--- Recorded data ---
◆ ◆ ◆ ◆ ◆ ◆ ◆
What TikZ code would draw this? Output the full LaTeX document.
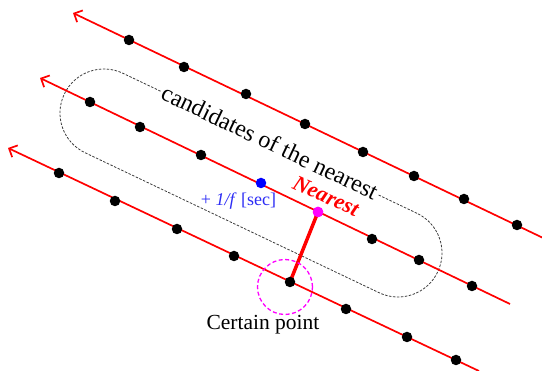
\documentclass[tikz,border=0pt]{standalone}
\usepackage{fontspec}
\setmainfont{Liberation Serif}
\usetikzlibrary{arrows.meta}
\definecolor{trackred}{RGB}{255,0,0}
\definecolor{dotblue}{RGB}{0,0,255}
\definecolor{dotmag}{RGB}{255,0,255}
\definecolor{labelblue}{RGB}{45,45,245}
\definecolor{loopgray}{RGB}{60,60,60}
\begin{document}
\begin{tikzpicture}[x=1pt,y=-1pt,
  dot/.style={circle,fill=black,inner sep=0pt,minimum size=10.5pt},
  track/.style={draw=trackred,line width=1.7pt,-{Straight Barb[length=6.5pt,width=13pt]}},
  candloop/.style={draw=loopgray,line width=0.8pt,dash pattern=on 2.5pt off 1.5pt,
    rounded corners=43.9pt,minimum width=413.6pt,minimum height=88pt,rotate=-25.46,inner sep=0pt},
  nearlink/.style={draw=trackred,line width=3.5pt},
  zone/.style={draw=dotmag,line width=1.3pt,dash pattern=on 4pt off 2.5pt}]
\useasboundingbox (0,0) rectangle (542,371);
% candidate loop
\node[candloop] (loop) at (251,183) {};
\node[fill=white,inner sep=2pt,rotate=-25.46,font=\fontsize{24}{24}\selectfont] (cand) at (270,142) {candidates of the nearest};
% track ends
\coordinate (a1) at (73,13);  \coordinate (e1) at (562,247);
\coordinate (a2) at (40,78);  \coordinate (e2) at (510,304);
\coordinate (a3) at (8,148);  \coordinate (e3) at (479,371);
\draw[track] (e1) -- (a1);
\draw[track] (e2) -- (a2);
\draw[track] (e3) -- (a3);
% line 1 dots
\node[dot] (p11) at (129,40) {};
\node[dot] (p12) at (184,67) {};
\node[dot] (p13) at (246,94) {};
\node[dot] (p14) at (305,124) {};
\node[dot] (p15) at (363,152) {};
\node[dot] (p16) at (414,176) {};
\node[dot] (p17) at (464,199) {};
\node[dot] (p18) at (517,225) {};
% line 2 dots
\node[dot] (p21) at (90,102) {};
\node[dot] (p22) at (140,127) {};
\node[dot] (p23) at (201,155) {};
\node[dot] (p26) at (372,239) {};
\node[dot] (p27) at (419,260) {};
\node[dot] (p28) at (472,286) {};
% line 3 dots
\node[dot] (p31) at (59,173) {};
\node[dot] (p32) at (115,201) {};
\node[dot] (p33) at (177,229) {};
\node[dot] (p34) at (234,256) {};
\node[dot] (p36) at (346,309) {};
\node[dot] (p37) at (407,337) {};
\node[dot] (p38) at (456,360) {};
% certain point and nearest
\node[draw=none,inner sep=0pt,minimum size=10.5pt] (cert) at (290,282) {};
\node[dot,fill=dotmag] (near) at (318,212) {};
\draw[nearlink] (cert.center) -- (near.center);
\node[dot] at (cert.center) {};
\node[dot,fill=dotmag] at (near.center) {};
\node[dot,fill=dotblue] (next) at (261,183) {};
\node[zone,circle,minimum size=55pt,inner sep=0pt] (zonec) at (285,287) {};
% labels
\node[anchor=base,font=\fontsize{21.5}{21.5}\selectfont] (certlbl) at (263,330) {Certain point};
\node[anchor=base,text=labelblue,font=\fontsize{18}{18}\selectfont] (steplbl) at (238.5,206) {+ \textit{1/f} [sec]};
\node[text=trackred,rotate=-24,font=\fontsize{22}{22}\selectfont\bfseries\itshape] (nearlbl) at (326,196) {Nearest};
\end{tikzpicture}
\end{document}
◆ ◆ ◆ ◆ ◆ ◆ ◆
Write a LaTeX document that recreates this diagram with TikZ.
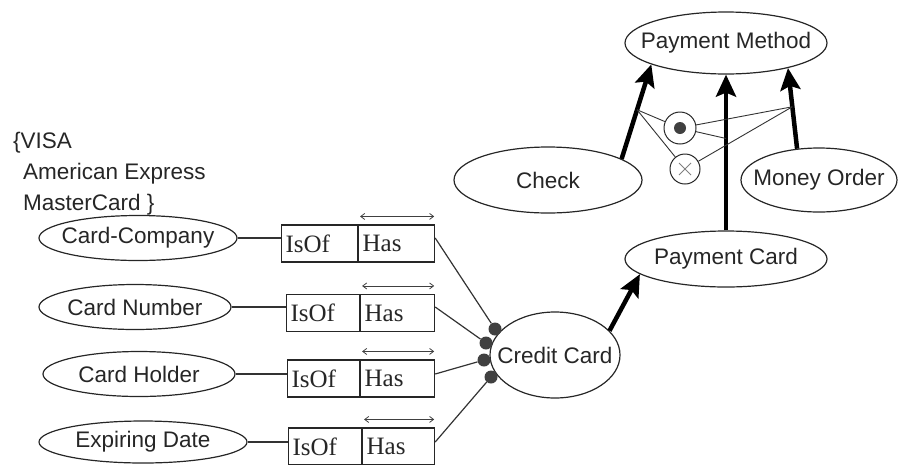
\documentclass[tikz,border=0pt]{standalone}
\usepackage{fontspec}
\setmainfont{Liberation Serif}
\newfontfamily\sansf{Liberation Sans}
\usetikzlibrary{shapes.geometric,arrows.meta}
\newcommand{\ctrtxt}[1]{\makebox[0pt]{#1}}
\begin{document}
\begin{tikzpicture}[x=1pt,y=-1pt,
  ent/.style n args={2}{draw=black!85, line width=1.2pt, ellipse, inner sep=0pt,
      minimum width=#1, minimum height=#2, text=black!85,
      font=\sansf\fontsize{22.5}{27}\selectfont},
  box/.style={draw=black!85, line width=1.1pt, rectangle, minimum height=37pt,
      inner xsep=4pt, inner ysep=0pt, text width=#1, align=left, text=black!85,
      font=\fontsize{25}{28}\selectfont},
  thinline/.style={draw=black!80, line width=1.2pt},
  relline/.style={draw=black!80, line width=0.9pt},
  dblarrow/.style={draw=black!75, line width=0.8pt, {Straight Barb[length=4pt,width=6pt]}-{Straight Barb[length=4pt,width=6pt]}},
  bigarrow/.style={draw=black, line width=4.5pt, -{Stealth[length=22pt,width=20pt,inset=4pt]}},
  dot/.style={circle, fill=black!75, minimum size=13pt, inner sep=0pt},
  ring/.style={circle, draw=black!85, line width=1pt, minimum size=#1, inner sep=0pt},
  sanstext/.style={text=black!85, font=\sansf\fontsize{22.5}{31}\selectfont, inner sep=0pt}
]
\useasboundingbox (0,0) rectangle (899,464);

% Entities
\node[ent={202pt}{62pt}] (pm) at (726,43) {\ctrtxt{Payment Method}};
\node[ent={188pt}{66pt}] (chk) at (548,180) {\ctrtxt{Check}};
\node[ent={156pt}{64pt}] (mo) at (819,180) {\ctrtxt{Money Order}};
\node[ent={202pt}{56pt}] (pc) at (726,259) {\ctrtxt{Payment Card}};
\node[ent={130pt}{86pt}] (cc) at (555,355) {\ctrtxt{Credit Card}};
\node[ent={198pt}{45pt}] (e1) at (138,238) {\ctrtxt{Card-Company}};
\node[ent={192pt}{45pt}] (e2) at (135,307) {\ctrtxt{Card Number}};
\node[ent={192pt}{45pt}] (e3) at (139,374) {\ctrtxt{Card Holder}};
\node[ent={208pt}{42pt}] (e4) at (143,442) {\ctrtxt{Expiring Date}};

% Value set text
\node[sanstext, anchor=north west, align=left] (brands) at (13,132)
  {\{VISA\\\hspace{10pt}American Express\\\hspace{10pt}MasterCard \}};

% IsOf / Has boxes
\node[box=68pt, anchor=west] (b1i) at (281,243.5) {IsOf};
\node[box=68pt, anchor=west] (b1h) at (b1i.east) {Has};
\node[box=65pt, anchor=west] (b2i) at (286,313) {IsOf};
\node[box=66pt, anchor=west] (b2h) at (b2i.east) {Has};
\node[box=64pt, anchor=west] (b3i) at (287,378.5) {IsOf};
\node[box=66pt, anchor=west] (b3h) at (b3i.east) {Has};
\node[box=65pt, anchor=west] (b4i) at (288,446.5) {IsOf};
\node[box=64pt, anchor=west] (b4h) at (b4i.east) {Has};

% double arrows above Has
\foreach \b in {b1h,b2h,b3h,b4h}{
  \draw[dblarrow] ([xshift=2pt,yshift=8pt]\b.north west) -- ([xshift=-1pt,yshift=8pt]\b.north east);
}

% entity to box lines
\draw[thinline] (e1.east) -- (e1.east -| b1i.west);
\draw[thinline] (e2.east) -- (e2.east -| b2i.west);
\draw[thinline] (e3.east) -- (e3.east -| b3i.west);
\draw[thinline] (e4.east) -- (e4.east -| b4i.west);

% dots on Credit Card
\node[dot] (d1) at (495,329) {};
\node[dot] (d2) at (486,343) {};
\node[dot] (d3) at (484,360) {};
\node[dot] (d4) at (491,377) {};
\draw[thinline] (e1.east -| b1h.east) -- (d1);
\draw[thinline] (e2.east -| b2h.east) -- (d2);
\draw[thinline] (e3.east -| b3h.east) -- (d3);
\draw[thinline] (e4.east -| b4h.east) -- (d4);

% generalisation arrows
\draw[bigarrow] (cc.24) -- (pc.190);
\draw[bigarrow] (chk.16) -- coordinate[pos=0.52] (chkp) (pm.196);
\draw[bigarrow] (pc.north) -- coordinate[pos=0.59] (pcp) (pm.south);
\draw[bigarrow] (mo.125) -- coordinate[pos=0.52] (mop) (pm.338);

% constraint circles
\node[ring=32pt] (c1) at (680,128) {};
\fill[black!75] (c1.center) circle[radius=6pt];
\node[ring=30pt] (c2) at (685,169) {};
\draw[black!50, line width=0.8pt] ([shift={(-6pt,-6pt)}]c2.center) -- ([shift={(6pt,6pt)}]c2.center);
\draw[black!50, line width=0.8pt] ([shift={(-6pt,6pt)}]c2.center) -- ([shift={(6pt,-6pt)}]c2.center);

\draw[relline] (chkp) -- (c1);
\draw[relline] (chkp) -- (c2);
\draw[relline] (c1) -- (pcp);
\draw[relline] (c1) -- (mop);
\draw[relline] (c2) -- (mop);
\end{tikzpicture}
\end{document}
◆ ◆ ◆ ◆ ◆ ◆ ◆
--- What the task asks ---
Leave out the pictures, and copy only the lines from the one holding "Write a LaTeX" through the one holding "(0,0) rectangle (899,464);", exactly as written.

--- Task result ---
Write a LaTeX document that recreates this diagram with TikZ.
\documentclass[tikz,border=0pt]{standalone}
\usepackage{fontspec}
\setmainfont{Liberation Serif}
\newfontfamily\sansf{Liberation Sans}
\usetikzlibrary{shapes.geometric,arrows.meta}
\newcommand{\ctrtxt}[1]{\makebox[0pt]{#1}}
\begin{document}
\begin{tikzpicture}[x=1pt,y=-1pt,
  ent/.style n args={2}{draw=black!85, line width=1.2pt, ellipse, inner sep=0pt,
      minimum width=#1, minimum height=#2, text=black!85,
      font=\sansf\fontsize{22.5}{27}\selectfont},
  box/.style={draw=black!85, line width=1.1pt, rectangle, minimum height=37pt,
      inner xsep=4pt, inner ysep=0pt, text width=#1, align=left, text=black!85,
      font=\fontsize{25}{28}\selectfont},
  thinline/.style={draw=black!80, line width=1.2pt},
  relline/.style={draw=black!80, line width=0.9pt},
  dblarrow/.style={draw=black!75, line width=0.8pt, {Straight Barb[length=4pt,width=6pt]}-{Straight Barb[length=4pt,width=6pt]}},
  bigarrow/.style={draw=black, line width=4.5pt, -{Stealth[length=22pt,width=20pt,inset=4pt]}},
  dot/.style={circle, fill=black!75, minimum size=13pt, inner sep=0pt},
  ring/.style={circle, draw=black!85, line width=1pt, minimum size=#1, inner sep=0pt},
  sanstext/.style={text=black!85, font=\sansf\fontsize{22.5}{31}\selectfont, inner sep=0pt}
]
\useasboundingbox (0,0) rectangle (899,464);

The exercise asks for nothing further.